Another argument in favour of the QE policy as adopted by the BoE is that the targets set prior to its initiation have been achieved with wider economic benefits, on the whole. One of the effects of QE is to drive up the price of government bonds and to subsequently push down the yield they provide to investors. Joyce et al. (2011) in their research, provide evidence that this has been the case and that QE has successfully reduced medium- to long-term government bond yields by approximately 100 basis points.
Baumeister and Benati (2010) have also offered support for this argument and in their discussion of the macroeconomic effects of QE on the UK. The authors claim that long-term bond spreads have been reduced as a result of the BoE’s asset purchases. They further deduced that a contraction in yields also had a positive impact on the growth in output and inflation.
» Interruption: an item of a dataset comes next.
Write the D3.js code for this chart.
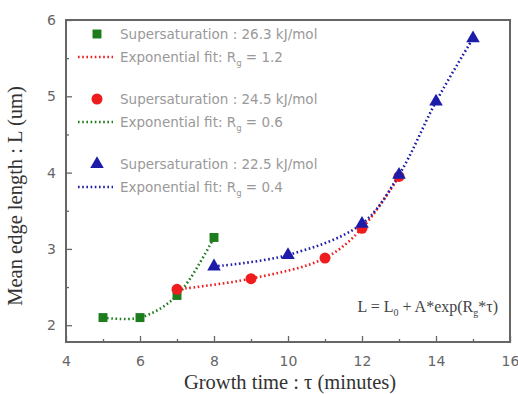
<!DOCTYPE html>
<html>
<head>
<meta charset="utf-8">
<script src="https://cdn.jsdelivr.net/npm/d3@7"></script>
<style>
  body { margin: 0; background: #fff; }
  .tick-label { font-family: "DejaVu Sans", sans-serif; font-size: 14px; fill: #666; }
  .axis-title { font-family: "Liberation Serif", serif; font-size: 20.5px; fill: #333; }
  .legend-text { font-family: "DejaVu Sans", sans-serif; font-size: 13.5px; fill: #999; }
</style>
</head>
<body>
<div class="chart"></div>
<script>
var svgWidth = 518;
var svgHeight = 394;

var margin = { top: 20, right: 8, bottom: 52, left: 66 };
var width = svgWidth - margin.left - margin.right;
var height = svgHeight - margin.top - margin.bottom;

// data
var timeGreen = [5, 6, 7, 8];
var lenGreen = [2.1, 2.1, 2.39, 3.15];
var timeRed = [7, 9, 11, 12, 13];
var lenRed = [2.47, 2.61, 2.88, 3.27, 3.95];
var timeBlue = [8, 10, 12, 13, 14, 15];
var lenBlue = [2.77, 2.92, 3.33, 3.97, 4.93, 5.76];

var xTicks = [4, 6, 8, 10, 12, 14, 16];
var yTicks = [2, 3, 4, 5, 6];
var legendLabels = ["Supersaturation : 26.3 kJ/mol", "Supersaturation : 24.5 kJ/mol", "Supersaturation : 22.5 kJ/mol"];
var fitRates = ["1.2", "0.6", "0.4"];

var svg = d3.select(".chart")
  .append("svg")
  .attr("width", svgWidth)
  .attr("height", svgHeight);

var chartGroup = svg.append("g")
  .attr("transform", `translate(${margin.left}, ${margin.top})`);

var x = d3.scaleLinear().domain([4, 16]).range([0, width]);
var y = d3.scaleLinear().domain([1.78, 6]).range([height, 0]);

// axes with inward ticks
var xAxis = chartGroup.append("g")
  .attr("transform", `translate(0, ${height})`)
  .call(d3.axisBottom(x).tickValues(xTicks).tickSize(-6).tickPadding(14).tickFormat(d3.format("d")));
var xMinor = chartGroup.append("g")
  .attr("transform", `translate(0, ${height})`)
  .call(d3.axisBottom(x).tickValues([5, 7, 9, 11, 13, 15]).tickSize(-3).tickFormat(""));
var yAxis = chartGroup.append("g")
  .call(d3.axisLeft(y).tickValues(yTicks).tickSize(-6).tickPadding(10).tickFormat(d3.format("d")));
var yMinor = chartGroup.append("g")
  .call(d3.axisLeft(y).tickValues([2.5, 3.5, 4.5, 5.5]).tickSize(-3).tickFormat(""));

[xAxis, xMinor, yAxis, yMinor].forEach(function(a) {
  a.select(".domain").remove();
  a.selectAll(".tick line").attr("stroke", "#666").attr("stroke-width", 1.3);
  a.selectAll(".tick text").attr("class", "tick-label");
});

// frame
chartGroup.append("rect")
  .attr("width", width)
  .attr("height", height)
  .attr("fill", "none")
  .attr("stroke", "#666")
  .attr("stroke-width", 2);

var line = d3.line()
  .x(function(d) { return x(d[0]); })
  .y(function(d) { return y(d[1]); })
  .curve(d3.curveCatmullRom.alpha(0.5));

var series = [
  { t: timeGreen, v: lenGreen, color: "#1d7d1d", shape: d3.symbolSquare, size: 80 },
  { t: timeRed, v: lenRed, color: "#ee1c1c", shape: d3.symbolCircle, size: 95 },
  { t: timeBlue, v: lenBlue, color: "#1c1ca8", shape: d3.symbolTriangle, size: 80 }
];

// fit lines
series.forEach(function(s) {
  chartGroup.append("path")
    .datum(d3.zip(s.t, s.v))
    .attr("d", line)
    .attr("fill", "none")
    .attr("stroke", s.color)
    .attr("stroke-width", 2.6)
    .attr("stroke-dasharray", "1.6 2.6");
});

// markers
series.forEach(function(s) {
  chartGroup.selectAll(null)
    .data(d3.zip(s.t, s.v))
    .enter()
    .append("path")
    .attr("d", d3.symbol().type(s.shape).size(s.size))
    .attr("transform", function(d) { return `translate(${x(d[0])}, ${y(d[1])})`; })
    .attr("fill", s.color);
});

// legend
var legendLineColors = ["#ee1c1c", "#1d7d1d", "#1c1ca8"];
var legend = chartGroup.append("g");
series.forEach(function(s, i) {
  var top = 14 + i * 65;
  legend.append("path")
    .attr("d", d3.symbol().type(s.shape).size(s.size))
    .attr("transform", `translate(31, ${top})`)
    .attr("fill", s.color);
  legend.append("text")
    .attr("class", "legend-text")
    .attr("x", 54)
    .attr("y", top + 5)
    .text(legendLabels[i]);
  legend.append("line")
    .attr("x1", 12).attr("x2", 47)
    .attr("y1", top + 23).attr("y2", top + 23)
    .attr("stroke", legendLineColors[i])
    .attr("stroke-width", 2.6)
    .attr("stroke-dasharray", "1.6 2.6");
  var ft = legend.append("text")
    .attr("class", "legend-text")
    .attr("x", 54)
    .attr("y", top + 28);
  ft.append("tspan").text("Exponential fit: R");
  ft.append("tspan").attr("font-size", "8.5px").attr("dy", 4).text("g");
  ft.append("tspan").attr("dy", -4).text(" = " + fitRates[i]);
});

// equation
var eq = chartGroup.append("text")
  .attr("x", width - 12)
  .attr("y", 292)
  .attr("text-anchor", "end")
  .attr("font-family", "Liberation Serif, serif")
  .attr("font-size", 16)
  .attr("fill", "#444");
eq.append("tspan").text("L = L");
eq.append("tspan").attr("font-size", "10px").attr("dy", 4).text("0");
eq.append("tspan").attr("dy", -4).text(" + A*exp(R");
eq.append("tspan").attr("font-size", "10px").attr("dy", 4).text("g");
eq.append("tspan").attr("dy", -4).text("*τ)");

// axis labels
chartGroup.append("text")
  .attr("transform", "rotate(-90)")
  .attr("y", 0 - margin.left + 22)
  .attr("x", 0 - (height / 2) - 15)
  .attr("text-anchor", "middle")
  .attr("class", "axis-title")
  .text("Mean edge length : L (um)");

chartGroup.append("text")
  .attr("transform", `translate(${width / 2 + 2}, ${height + 47})`)
  .attr("text-anchor", "middle")
  .attr("class", "axis-title")
  .text("Growth time : τ (minutes)");
</script>
</body>
</html>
The inflation report of August 2014 published by the BoE shows just how far the UK economy has come in its quest for revival. The report explicitly states that growth over the past year has now taken output to above its pre-crisis peak whereas unemployment continues to fall. A newspaper article published in the Guardian coupled with results produced by the Office for National Statistics prove that UK unemployment has fallen below the two million mark for the first time since the global financial crisis six years ago (Monaghan and Inman, 2014). The report further throws light on the spending pattern that is expected to continue with less uncertainty. This is well supported by the improvement in the availability of credit. In line with all the aforementioned developments, the MPC has successfully achieved its pivotal target in the long run which was to maintain inflation at close to two per cent.
Even though it is difficult to ascertain how much of these developments are a direct effect of the QE policy undertaken by the BoE, the arguments above show that the decision to adopt an unorthodox strategy has paid dividends and that QE prevented the UK economy from plunging into a deeper crisis.